According to the Ministry of Labor, legislation concerning occupational safety and health is outdated. The most recent

legislation, the Factories Act of 1955, has some regulations concerning factories, but enforcement of these regulations is ineffective. Workers enjoy a reasonably safe working environment; however, the trade unions addressed some violations relating to safety gear, long overtime hours, and the safety of machinery. There were some reports of significant visual impairment by visual display unit workers, and some reports of hearing impairment by power station and stone crushing employees. The law does not address specifically whether workers have the right to remove themselves from work situations that endanger health or safety without jeopardy to their continued employment, but it stipulates conditions under which plants must be maintained. Failure to do so would constitute a breach, which might cover a worker who refuses to work under these conditions.

f. Trafficking in Persons

There are no laws specifically addressing trafficking in persons. There were no reports that persons were trafficked to, from, or within the country during the year.

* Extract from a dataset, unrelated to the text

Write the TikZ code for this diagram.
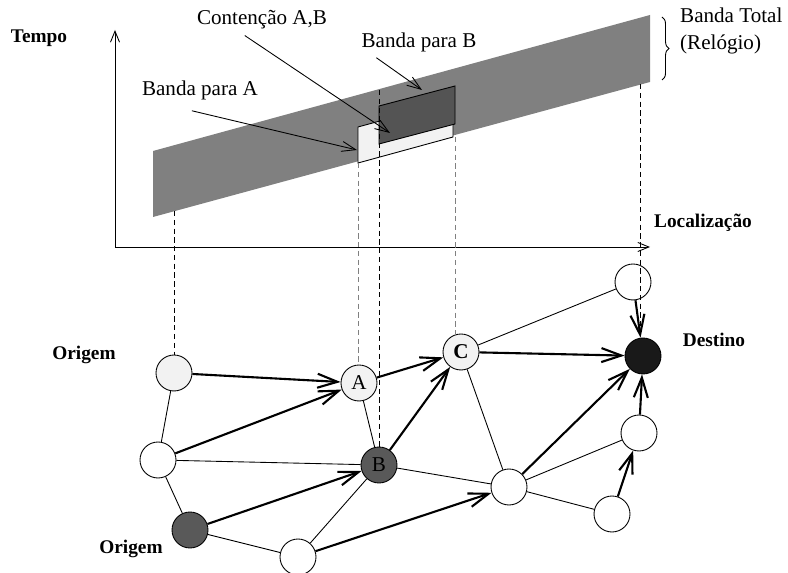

The report entitled "Country Reports on Human Rights Practices" is submitted to the Congress by the Department of State in compliance with sections 116(d) and 502(b) of the Foreign Assistance Act of 1961 (FAA), as amended, and section 504 of the Trade Act of 1974, as amended. The law provides that the Secretary of State shall transmit to the Speaker of the House of Representatives and the Committee on Foreign Relations of the Senate, by February 25 "a full and complete report regarding the status of internationally recognized human rights, within the meaning of subsection (A) in countries that receive assistance under this part, and (B) in all other foreign countries which are members of the United Nations and which are not otherwise the subject of a human rights report under this Act." We have also included reports on several countries that do not fall into the categories established by these statutes and that thus are not covered by the congressional requirement.